As the court system expands operations this week, people have questions about the current status of the correctional system. Today’s post covers some of the things we know.

Today, the prison population stands at 31,672 inmates—down almost 10 percent from the start of the pandemic in North Carolina.


A portion of that decline, though, is the result of an increased number of inmates held in backlog status in the county jails. That was to be expected in light of the continuing moratorium on most inmate transfers from jail to prison, initiated on April 6. As of last week there were over 1,600 backlog inmates in the county jails. The prison system, in cooperation with the county sheriffs, plans to resume transfers soon (using half-full buses to accommodate safe distancing requirements), with a goal of reducing the backlog by 700 inmates by the end of June.

An issue associated with an increased jail backlog is that some sentenced inmates stuck in a holding pattern in the jails wind up serving more time than they would if they were promptly transferred into a state prison. It’s a legitimate concern. Each day spent in jail is a missed opportunity to accrue Earned Time and other sentence credits. That’s one of the reasons it has long been the case that low-level felons wind up serving a greater percentage of their minimum sentence than serious felons, as discussed here back in 2015. And here in 2010.

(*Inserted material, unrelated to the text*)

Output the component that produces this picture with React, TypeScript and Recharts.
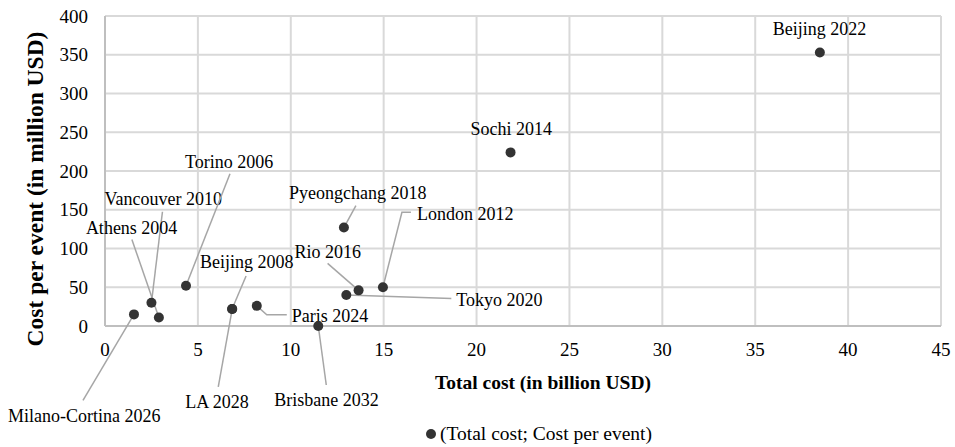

To give an example, a defendant who receives a 10–21 month sentence who serves that sentence in prison will typically be released between 10 and 11 months. If the person stays in jail, and thus never receives any sentence credits, he or she will not be eligible for release to post-release supervision until 12 months. The gap widens if you consider longer sentences.

If a backlogged defendant accrues jail credit that passes the “maximum minus 9” point (or the “maximum minus 12” point in the case of a Class B1–E felony, or the “maximum minus 60” point in the case of a Class B1–E sex offender), counsel should reach out to Combined Records at (919) 324-1359 to facilitate a release directly from the jail to post-release supervision. This is not something that will happen automatically. If a backlogged defendant has somehow accrued credit in excess of the maximum sentence, the sentence is served and there is no post-release supervision at all. The defendant should be released immediately.

Is it necessarily the case that a backlogged defendant cannot accrue any sentence credits? No. If a backlogged inmate has worked or completed programs in the county jail while awaiting transfer, and the jail provides proof of that, DACJJ will reduce the sentence along the lines of a similarly situated prison inmate. A simple letter signed by the jail administrator describing the work and the span of time during which it was performed would suffice. A small number of jails have occasionally provided these letters for years.

A court could recommend the award of such credit, but its application is generally a matter of sentence administration within the discretion of the administrative agency. The one thing a judge can control without a doubt is the length of the sentence itself. In an appropriate case I could imagine the court finding the pandemic backlog and its credit repercussions as a mitigating factor and shortening the sentence accordingly. It might also be a reason for reducing a sentence upon revocation of probation, as provided in G.S. 15A-1344(d1).

The prison system is considering additional updates to its sentence credit policy. I’ll post an update if there are changes.